Resources Minister Madeleine King will accompany Mr Albanese to the Cabinet Room meeting, which will be attended by senior administration officials including Mr Sullivan, Mr Campbell, Mr Blinken, Defence Secretary Lloyd Austin, Special Climate Envoy John Kerry and US ambassador to Australia Caroline Kennedy.
Major announcements made by Mr Albanese in Washington this week, including the $6bn commitment to unlock critical minerals faster and Microsoft’s $5bn investment pledge supporting cyber security and data storage, have links to China’s aggressive cyber warfare operations and dominance over critical minerals and rare earths supply chains.
National Security Council strategic communications co-ordinator John Kirby on Wednesday (AEDT time) rejected suggestions that conflicts in the Middle East and Ukraine had shifted the Biden administration’s focus away from the Indo-Pacific region.
Some US and Australian security hawks are anxious about the optics of Mr Albanese’s three-day visit to Beijing and Shanghai, which marks the 50th anniversary of Gough Whitlam’s visit to China and cessation of damaging trade bans.
Mr Kirby said: “President Biden believes it is important that we keep lines of communication open with China.”
“We view China as a strategic competitor.

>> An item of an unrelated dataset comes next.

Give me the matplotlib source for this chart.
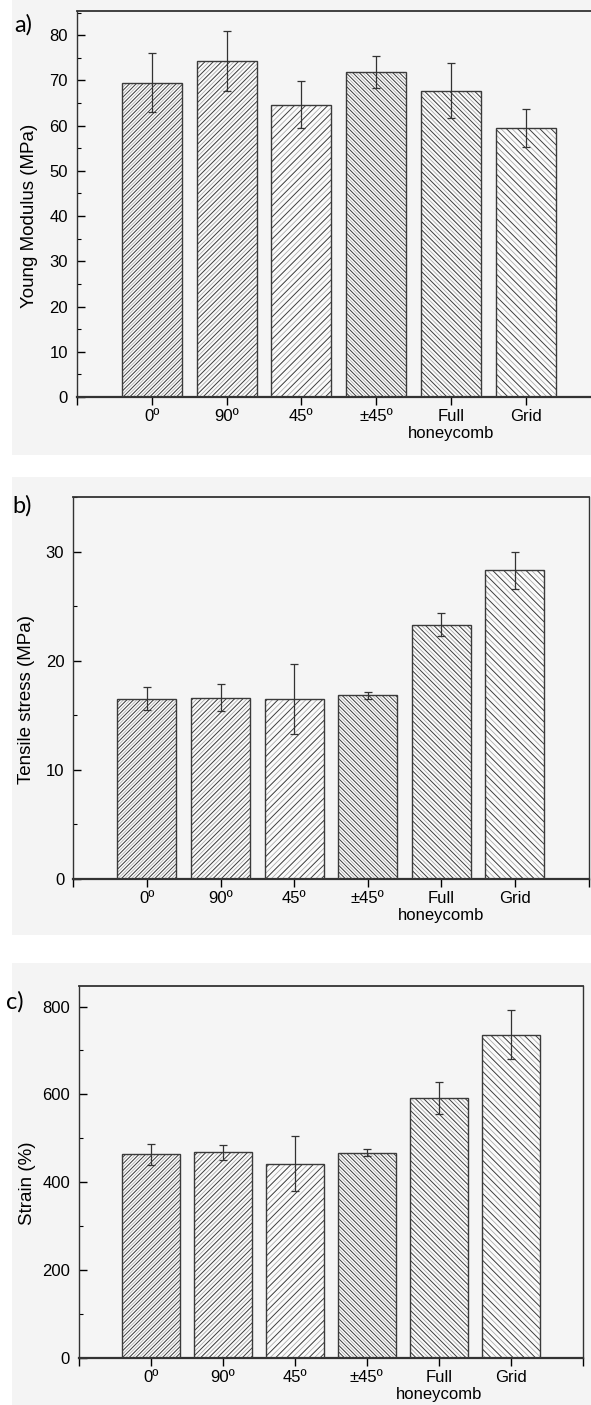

“It’s a competition that we need to succeed in … We’re taking a holistic view of this relationship – more open lines of communication with China is a good thing.
“I’ve heard this speculation that because we’re so fixated on supporting Ukraine, and now, of course, we’re deeply involved in supporting Israel, that somehow we’re going to lose sight, or we’re going to lose focus on the Indo-Pacific.
“And I just gotta tell you, from my perspective, I just don’t see it.”
Another senior US administration official told reporters that President Biden was looking forward to “sharing notes and comparing details” with Mr Albanese about what the two leaders were seeing in relation to Mr Xi and China.
At a critical minerals industry roundtable meeting attended by Mr Albanese and Ms King, US Secretary of Commerce Gina Raimondo warned that China had a “head start” on critical minerals supply chains and could “cause a great deal of pain” if it cut off countries.